At this point, we have kiosks deployed in a geographically large area from New Mexico to Maine. The kiosk devices can be shipped from our office to the customer and are plug-n-play from the customer’s perspective. Most importantly, customer satisfaction for the kiosk is very high as it reduces their workload and allows the facility to focus on the central mission of protecting the public and the inmates contained within its walls.
Development was completed and the first kiosk was deployed within a 9 month timeframe, primarily by a single development resource being available at any given time. This includes the time to develop the kiosk software, server side application logic, and deployment design.
ConclusionWhile our approach may not be classified as a classic SOA design, due to the fact that we didn’t buy someone’s product to do it, it embodies many of the desirable attributes that SOA strives to achieve. Business logic is centralized to a group of core servers that provide discrete, well-defined actions for clients to invoke. The services are loosely coupled allowing multiple versions of kiosk software and Web site software to coexist peacefully. This architecture also provides a standardized way of controlling access to resources, via a well-known product, Apache. The same architecture was overlaid over two distinct business processes, giving both of them a common point of interaction, even though their purposes are different. The kiosk device, as a consumer of the services, integrates the two into one common interface, while our phone IVR provides yet another interface into the same data.

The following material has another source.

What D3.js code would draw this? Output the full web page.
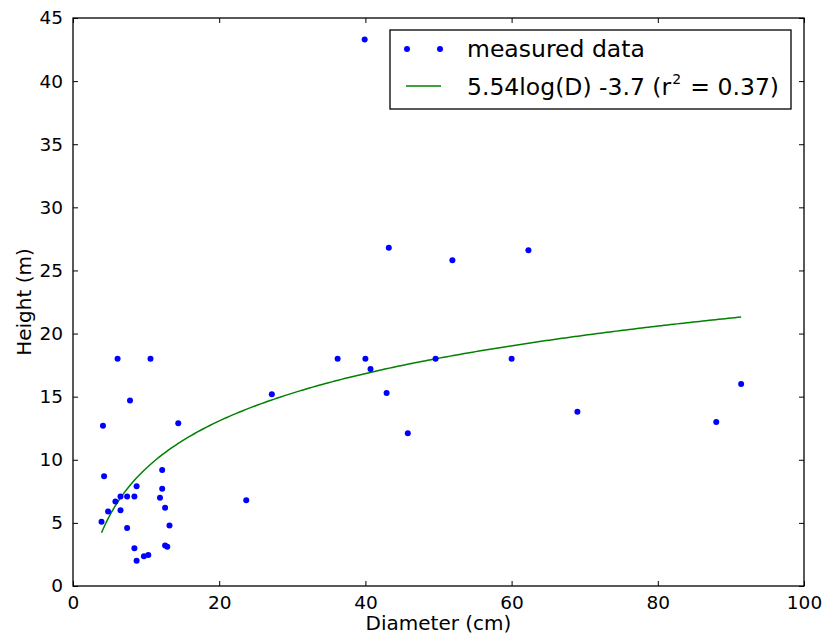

As we continue to add additional clients to our infrastructure, we have yet to see the point where we have saturated any component of our system. If I had to make a guess, I would think the Apache server would be the first point where we would start to experience load. At that point, we will probably add a second Web Server that is an active clone of the first, and place hardware load balancers in front of them. But until that point, DSI/ITI will continue to get the best bang for the buck out of our design.